Я кивнул. Я не совсем понимал, чего он от меня хочет. Я не до конца понимал даже, что он сказал.
Мы посмотрели друг на друга.
Потом я вышел из конторы и пошел домой.
В Фэмилиленд мы ехали в молчании, и молчание это было напряженным. Филипп включил радио. Я не любил эту станцию, но ничего не сказал, поскольку это было лучше, чем тишина.
Мы поставили машину под фонарным столбом и через стоянку прошли ко входу.
Когда
Мимо нас прошла семья. Мальчик спрашивал у папы, можно ли мороженое.
Это было всерьез. Это было взаправду. Я ни на что такое не договаривался. Никто из нас на это не был готов. Кроме, быть может, Филиппа.
Я уже убил когда-то человека, но здесь было другое. Там было дело личное. Здесь будет хладнокровное убийство невинных неизвестных мне людей. Матерей. Семей. Детей.
Я понял, что не хочу быть Террористом Ради Простого Человека. Хулиганом Ради Простого Человека – да. Саботажником Ради Простого Человека – да. Но дальше этого я идти не хотел.
– Я не могу, – сказал я Филиппу.
– Можешь и будешь.
– А если нет?
– Тогда я тебя убью. Я поставил взрыватель, и твой заряд с тем же успехом разнесет твою задницу.
– И ты это сделаешь?
– А ты проверь.
Я покачал головой:
– Не могу я убивать невинных людей.
– Нет в мире невинных.
– А не могли мы, что ли, сделать это где-нибудь еще, где это никому настоящего вреда не причинило бы? Мы бы заявили о себе, привлекли бы то внимание, которое хотим, но никого не убили бы.
– Они отнесутся к нам куда серьезнее, если мы кого-нибудь убьем.
– Ты разослал письма?
– И наши карточки. Вчера. В дирекцию парка, в полицию Анахейма, в местные газеты и на телестудии.

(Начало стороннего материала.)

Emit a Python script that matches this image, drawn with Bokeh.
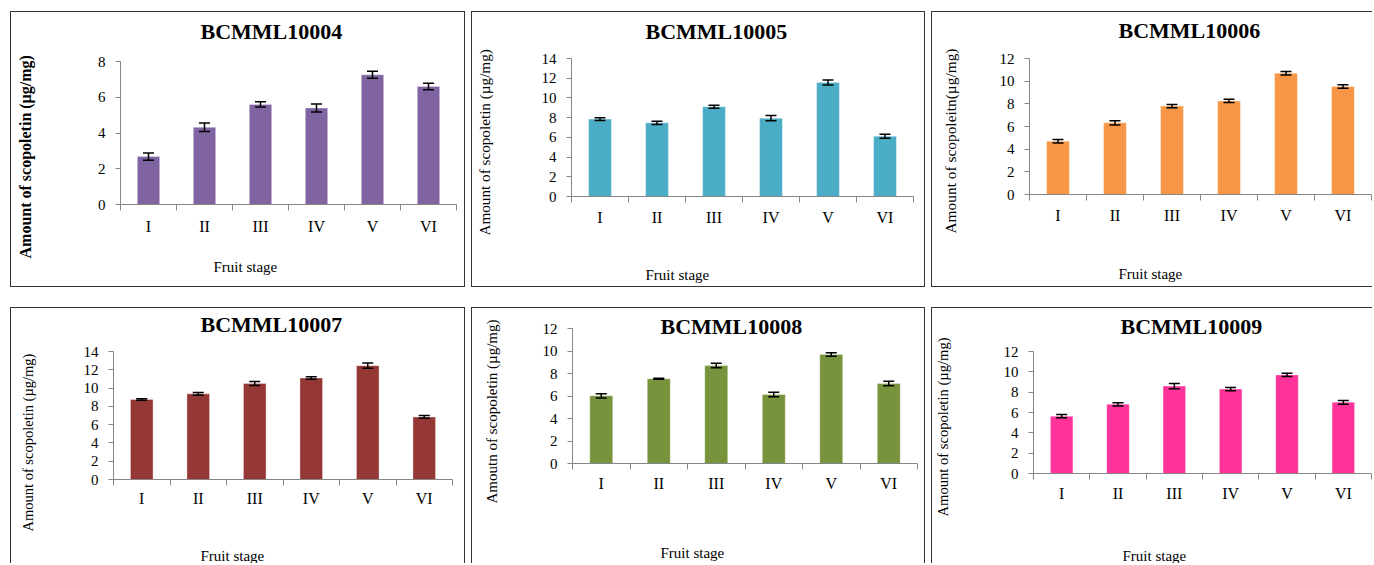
from bokeh.plotting import figure
from bokeh.models import (ColumnDataSource, Whisker, TeeHead, FixedTicker,
                          Range1d, Title, Spacer, LinearAxis)
from bokeh.layouts import row, column
from bokeh.embed import file_html
from bokeh.resources import INLINE

# ---------------- data ----------------
stages = ["I", "II", "III", "IV", "V", "VI"]

titles = ["BCMML10004", "BCMML10005", "BCMML10006",
          "BCMML10007", "BCMML10008", "BCMML10009"]

y_labels = [
    "Amount of scopoletin (µg/mg)",
    "Amount of scopoletin (µg/mg)",
    "Amount of scopoleitn(µg/mg)",
    "Amount of scopoletin (µg/mg)",
    "Amoutn of scopoletin (µg/mg)",
    "Amount of scopoletin (µg/mg)",
]
x_label = "Fruit stage"

mean_10004 = [2.68, 4.32, 5.60, 5.40, 7.26, 6.60]
err_10004 = [0.20, 0.24, 0.15, 0.22, 0.20, 0.18]

mean_10005 = [7.85, 7.47, 9.10, 7.95, 11.57, 6.12]
err_10005 = [0.15, 0.17, 0.15, 0.27, 0.25, 0.20]

mean_10006 = [4.70, 6.32, 7.80, 8.26, 10.70, 9.53]
err_10006 = [0.15, 0.18, 0.15, 0.15, 0.15, 0.16]

mean_10007 = [8.75, 9.37, 10.49, 11.10, 12.45, 6.84]
err_10007 = [0.08, 0.15, 0.22, 0.14, 0.28, 0.15]

mean_10008 = [6.02, 7.53, 8.71, 6.13, 9.69, 7.11]
err_10008 = [0.19, 0.05, 0.20, 0.20, 0.15, 0.20]

mean_10009 = [5.64, 6.81, 8.60, 8.30, 9.70, 7.00]
err_10009 = [0.16, 0.16, 0.26, 0.15, 0.16, 0.18]

y_max = [8, 14, 12, 14, 12, 12]

means = [mean_10004, mean_10005, mean_10006, mean_10007, mean_10008, mean_10009]
errs = [err_10004, err_10005, err_10006, err_10007, err_10008, err_10009]

# ---------------- styling / layout ----------------
colors = ["#8064A2", "#4BACC6", "#F79646", "#953735", "#77933C", "#FF3399"]
FONT = "Liberation Serif"
AXIS_COLOR = "#868686"
BORDER = "1px solid #333333"

# panel box w/h; frame edges FL, FR, FT, FB in panel-local pixels;
# st/sx/sy: gap (px) between frame/axis and title / x label / y label;
# *_off: position of the text start measured along the frame edge.
layout_specs = [
    dict(w=455, h=276, FL=110, FR=446, FT=50, FB=193, st=18, t_so=0, t_off=80,
         xt_so=7, sx=19, xl_off=93, sy=61, yl_off=-54, yfs="16px", bold=True,
         borders="tlrb"),
    dict(w=454, h=276, FL=100, FR=442, FT=47, FB=185, st=15, t_so=0, t_off=74,
         xt_so=6, sx=36, xl_off=74, sy=46, yl_off=-39, yfs="15.2px", bold=False,
         borders="tlrb"),
    dict(w=441, h=276, FL=98, FR=440, FT=47, FB=183, st=16, t_so=0, t_off=89,
         xt_so=6, sx=37, xl_off=89, sy=38, yl_off=-39, yfs="15.4px", bold=False,
         borders="tlb"),
    dict(w=455, h=256, FL=103, FR=442, FT=44, FB=173, st=15, t_so=0, t_off=87,
         xt_so=4, sx=36, xl_off=87, sy=45, yl_off=-52, yfs="14.5px", bold=False,
         borders="tlr"),
    dict(w=454, h=256, FL=101, FR=446, FT=21, FB=156, st=0, t_so=-20, t_off=88,
         xt_so=5, sx=48, xl_off=88, sy=40, yl_off=-40, yfs="15px", bold=False,
         borders="tlr"),
    dict(w=441, h=256, FL=102, FR=440, FT=44, FB=167, st=13, t_so=0, t_off=87,
         xt_so=5, sx=41, xl_off=89, sy=50, yl_off=-43, yfs="14.6px", bold=False,
         borders="tl"),
]


def gap_axis(px, tick):
    # an axis with no visible parts, used only to reserve px of room
    return LinearAxis(ticker=FixedTicker(ticks=[tick]), major_tick_out=px,
                      major_tick_in=0, minor_tick_out=0, minor_tick_in=0,
                      major_tick_line_color="white", major_label_standoff=0,
                      major_label_text_color=None,
                      major_label_text_font_size="0px",
                      axis_line_color=None, axis_label=None)


def make_panel(i):
    spec = layout_specs[i]
    b = spec["borders"]
    bl = 1 if "l" in b else 0
    br = 1 if "r" in b else 0
    bt = 1 if "t" in b else 0
    bb = 1 if "b" in b else 0
    cw = spec["w"] - bl - br
    ch = spec["h"] - bt - bb
    n = len(stages)

    xs = [k + 0.5 for k in range(n)]
    vals = means[i]
    er = errs[i]
    src = ColumnDataSource(dict(
        x=xs, top=vals,
        upper=[v + e for v, e in zip(vals, er)],
        lower=[v - e for v, e in zip(vals, er)],
    ))

    p = figure(width=cw, height=ch, output_backend="svg",
               toolbar_location=None, tools="",
               x_range=Range1d(0, n), y_range=Range1d(0, y_max[i]),
               min_border_left=spec["FL"] - bl,
               min_border_right=(spec["w"] - br) - spec["FR"],
               min_border_top=spec["FT"] - bt,
               min_border_bottom=(spec["h"] - bb) - spec["FB"])
    p.title_location = None
    p.outline_line_color = None
    p.background_fill_color = "white"
    p.border_fill_color = "white"
    p.xgrid.visible = False
    p.ygrid.visible = False

    p.vbar(x="x", top="top", width=0.4, source=src, fill_color=colors[i],
           line_color="white", line_alpha=0.35, line_width=1)
    w = Whisker(base="x", upper="upper", lower="lower", source=src,
                line_color="black", line_width=1.5, level="overlay",
                upper_head=TeeHead(size=11, line_color="black", line_width=1.5),
                lower_head=TeeHead(size=11, line_color="black", line_width=1.5))
    p.add_layout(w)

    # x axis: labels at centres, tick marks at category boundaries
    xa = p.xaxis[0]
    xa.ticker = FixedTicker(ticks=xs, minor_ticks=list(range(n + 1)))
    xa.major_label_overrides = {x: s for x, s in zip(xs, stages)}
    xa.major_tick_out = 0
    xa.major_tick_in = 0
    xa.minor_tick_out = 6
    xa.minor_tick_in = 0
    xa.minor_tick_line_color = AXIS_COLOR
    xa.axis_line_color = AXIS_COLOR
    xa.major_label_standoff = spec["xt_so"]
    xa.major_label_text_font = FONT
    xa.major_label_text_font_size = "16px"
    xa.major_label_text_color = "black"

    ya = p.yaxis[0]
    ya.ticker = FixedTicker(ticks=list(range(0, y_max[i] + 1, 2)))
    ya.major_tick_out = 5
    ya.major_tick_in = 0
    ya.minor_tick_line_color = None
    ya.major_tick_line_color = AXIS_COLOR
    ya.axis_line_color = AXIS_COLOR
    ya.major_label_standoff = 10
    ya.major_label_text_font = FONT
    ya.major_label_text_font_size = "15px"
    ya.major_label_text_color = "black"

    # chart title
    if spec["st"] > 0:
        p.add_layout(gap_axis(spec["st"], n / 2), "above")
    p.add_layout(Title(text=titles[i], align="left", offset=spec["t_off"],
                       standoff=spec["t_so"], text_font=FONT,
                       text_font_size="22px", text_font_style="bold",
                       text_color="black"), "above")

    # x axis title
    p.add_layout(gap_axis(spec["sx"], n), "below")
    p.add_layout(Title(text=x_label, align="left", offset=spec["xl_off"],
                       standoff=0, text_font=FONT, text_font_size="15px",
                       text_font_style="normal", text_color="black"), "below")

    # y axis title
    p.add_layout(gap_axis(spec["sy"], 0), "left")
    p.add_layout(Title(text=y_labels[i], align="left", offset=spec["yl_off"],
                       standoff=0, text_font=FONT, text_font_size=spec["yfs"],
                       text_font_style="bold" if spec["bold"] else "normal",
                       text_color="black"), "left")

    st = {}
    names = {"t": "border-top", "l": "border-left", "r": "border-right",
             "b": "border-bottom"}
    for k, nm in names.items():
        if k in b:
            st[nm] = BORDER
    return column(p, styles=st)


panels = [make_panel(i) for i in range(6)]

row1 = row(Spacer(width=10), panels[0], Spacer(width=6), panels[1],
           Spacer(width=6), panels[2])
row2 = row(Spacer(width=10), panels[3], Spacer(width=6), panels[4],
           Spacer(width=6), panels[5])
page = column(Spacer(height=11), row1, Spacer(height=20), row2)

open("out.html", "w").write(file_html(page, INLINE))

– Этого должно хватить. Они получат письма, мы заложим заряды, они их ищут и находят, и нам вообще не надо никого взрывать. Мы привлекаем внимание к нашему делу...
– Почему вы все такие? – спросил Филипп.
– Какие?
– Какое вам дело до всех этих людей? Им до тебя дело есть? Они тебя хотя бы замечают?
– Нет, – признал я. – Но они мне и вреда никакого не делают.
– Для тебя в этом должно быть личное чувство, так?
– Так.
– Вот этого я в тебе терпеть не могу, – вздохнул он. Он поглядел вдоль Мэйн-Стрит. Вздохнул еще раз. – Но иногда мне самому хочется быть таким.
– Ты действительно хочешь все это проделать? – Я показал рукой вокруг нас. Ведь это же Фэмилиленд – семейный парк. Ты в самом деле хочешь взорвать семейный парк?
Он собирался было ответить, но вдруг закаменел и стал незаметно оглядываться.
– Что такое?
– Что-то переменилось. Ты не чувствуешь?
Я покачал головой.
– Они знают. Они нас ищут.
– Что?
– Очевидно, письма дошли рано. Проклятая, гнусная почта. – Он поглядел вдоль улицы, разглядывая толпу. – А, черт! Вот они.
Я огляделся и увидел на тротуарах и на улице парней с короткой стрижкой и в серых костюмах. У некоторых были уоки-токи на поясе, и они что-то говорили в транзисторные наголовные микрофоны. Они рассосались в толпе так, что я даже их не заметил.